A big moment came the following Sunday when Murphy, Sinema, Cornyn and Tillis released a nine-point framework of principles endorsed by sixteen other senators, eight Republicans and eight Democrats. 

The support of 10 Republican senators for the principles meant that any bill based on them had a good chance of winning 60 votes, enough to overcome a filibuster, because all 50 Democrats had signaled they would support any gun package that Murphy endorsed.  

The framework got a political boost two days later when McConnell said he supported it and would vote for a bill based on its core elements.  

McConnell also noted that Cornyn shared a poll at the weekly lunch meeting that showed strong support for the principles of the framework among gun owners.  

The GOP leader later broke down the poll results to reporters right before the final vote.  

He said that 79 percent of gun owners support federal funding for states to implement red flag laws, 86 support prohibiting someone from purchasing or owning firearms who has been convicted of domestic violence against an intimate partner and 87 support giving the National Instant Criminal Background Checks System access to juvenile records.  

McConnell played an active role in the talks behind the scenes, talking to Sinema, one of the lead Democratic negotiators, as well as to the National Rifle Association (NRA), the nation’s preeminent gun-rights group.  

Cornyn said the legislation was negotiated with input from both the NRA and the National Shooting Sports Foundation.  

The NRA eventually put out a public statement opposing the bill but didn’t make a lobbying blitz as they have in past years against legislation it wanted to kill, GOP senators said.  

The talks bogged down on Wednesday, June 15 and Thursday, June 16 as lawmakers squabbled over the language of the red flag provision and closing the “boyfriend loophole,” which would prohibit romantic partners convicted of domestic violence misdemeanors of purchasing or owning guns. 

One person familiar with the talks said Democratic staff on the Judiciary Committee who were brought in to help draft the text insisted on language that Republican negotiators felt didn’t represent what they agreed to in the framework of principles.  

The negotiators met in Murphy’s Capitol basement hideaway Thursday afternoon to hash out the differences but made little progress, prompting a frustrated Cornyn to walk out of the room and declare to reporters: “It’s fish or cut bait.”  

Cornyn later said that dramatic move might have lit a fire under some of his fellow negotiators and fellow staff to put aside some of their differences and agree on language.  

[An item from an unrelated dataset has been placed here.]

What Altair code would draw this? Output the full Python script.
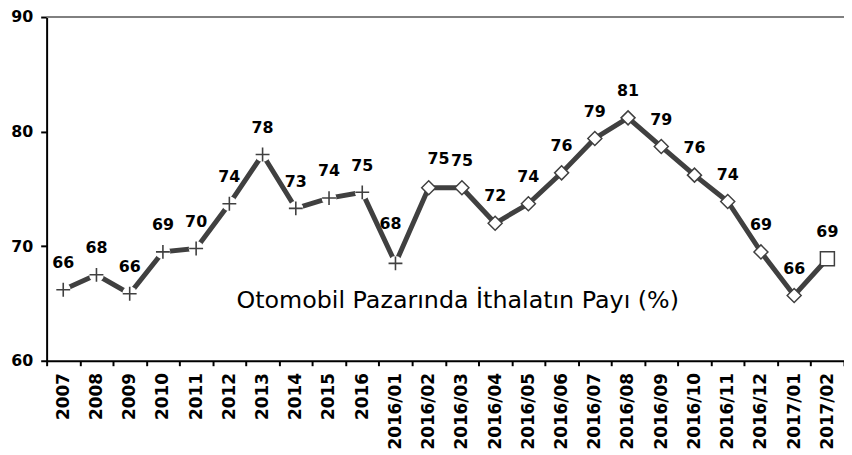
import altair as alt
import pandas as pd

categories = ["2007", "2008", "2009", "2010", "2011", "2012", "2013", "2014", "2015", "2016",
              "2016/01", "2016/02", "2016/03", "2016/04", "2016/05", "2016/06", "2016/07",
              "2016/08", "2016/09", "2016/10", "2016/11", "2016/12", "2017/01", "2017/02"]
values = [66.2, 67.5, 65.85, 69.5, 69.8, 73.7, 78.0, 73.3, 74.2, 74.7,
          68.5, 75.1, 75.1, 72.0, 73.7, 76.4, 79.4, 81.2, 78.7, 76.2,
          73.9, 69.5, 65.7, 68.9]
labels = ["66", "68", "66", "69", "70", "74", "78", "73", "74", "75",
          "68", "75", "75", "72", "74", "76", "79", "81", "79", "76",
          "74", "69", "66", "69"]
markers = ["plus"] * 11 + ["diamond"] * 12 + ["square"]
annotation = "Otomobil Pazarında İthalatın Payı (%)"

df = pd.DataFrame({"cat": categories, "val": values, "lab": labels, "mk": markers})

DARK = "#404040"
FONT = "DejaVu Sans"

x = alt.X("cat:N", sort=categories, title=None,
          scale=alt.Scale(paddingInner=0, paddingOuter=0),
          axis=alt.Axis(labelAngle=270, labelFont=FONT, labelFontWeight="bold",
                        labelFontSize=17, labelColor="black", labelPadding=7,
                        domainColor="black", domainWidth=2, tickColor="black",
                        tickWidth=2, tickSize=5, tickBand="extent", grid=False))
y = alt.Y("val:Q", title=None,
          scale=alt.Scale(domain=[60, 90], nice=False, zero=False),
          axis=alt.Axis(values=[60, 70, 80, 90], labelFont=FONT, labelFontWeight="bold",
                        labelFontSize=16, labelColor="black", labelPadding=8,
                        domainColor="black", domainWidth=2, tickColor="black",
                        tickWidth=2, tickSize=6, grid=False))

base = alt.Chart(df).encode(x=x, y=y)

top_rule = alt.Chart(pd.DataFrame({"v": [90]})).mark_rule(color="#808080", strokeWidth=2).encode(
    y=alt.Y("v:Q", scale=alt.Scale(domain=[60, 90], nice=False, zero=False)))

line = base.mark_line(color=DARK, strokeWidth=5)

plus_bg = base.transform_filter(alt.datum.mk == "plus").mark_point(
    shape="circle", filled=True, color="white", opacity=1, size=220)
plus = base.transform_filter(alt.datum.mk == "plus").mark_point(
    shape="M-1,0H1M0,-1V1", filled=False, color=DARK, strokeWidth=1.6, size=196, opacity=1)
diamond = base.transform_filter(alt.datum.mk == "diamond").mark_point(
    shape="diamond", filled=True, fill="white", stroke=DARK, strokeWidth=1.5, size=200, opacity=1)
square = base.transform_filter(alt.datum.mk == "square").mark_point(
    shape="square", filled=True, fill="white", stroke=DARK, strokeWidth=1.5, size=200, opacity=1)

txt_kw = dict(font=FONT, fontWeight="bold", fontSize=16, color="black", baseline="middle")
labs_main = base.transform_filter(
    (alt.datum.cat != "2016/01") & (alt.datum.cat != "2016/02")
).mark_text(dy=-27, **txt_kw).encode(text="lab:N")
lab_jan = base.transform_filter(alt.datum.cat == "2016/01").mark_text(
    dy=-40, dx=-5, **txt_kw).encode(text="lab:N")
lab_feb = base.transform_filter(alt.datum.cat == "2016/02").mark_text(
    dy=-29, dx=10, **txt_kw).encode(text="lab:N")

note = alt.Chart(pd.DataFrame({"t": [annotation]})).mark_text(
    font=FONT, fontSize=24, color="black", align="center", baseline="middle").encode(
    x=alt.value(415), y=alt.value(287), text="t:N")

chart = alt.layer(top_rule, line, plus_bg, plus, diamond, square,
                  labs_main, lab_jan, lab_feb, note).properties(
    width=805, height=347,
    padding={"left": 39, "top": 7, "right": 0, "bottom": 90},
    autosize=alt.AutoSizeParams(type="none"),
).configure_view(stroke=None).configure(background="white")

chart.save("out.html", embed_options={"renderer": "svg", "actions": False})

“I literally had to catch a plane that was the main reason,” he said. “Maybe that helped give people a greater sense of urgency.” 

The staff worked through the following Juneteenth long weekend and by Tuesday morning they had settled just about every difference except for the thorny issue of how to apply the Hyde Amendment to make sure that none of the money spent would possibly cover abortion services.  

By 6:23 pm on Tuesday, the negotiators finally released the long-awaited final text — an 80-page bill — and both Schumer and McConnell endorsed the legislation with press releases sent out minutes after colleagues got the text of the bill.  

Schumer arranged to use a message from the House as the legislative vehicle to move the bill, allowing senators to vote to proceed to the measure just more than an hour after the legislation and its details became public.  

When 64 senators including 14 Republicans voted to advance the measure, it was clear to everyone that the bill would be on Biden’s desk by the weekend.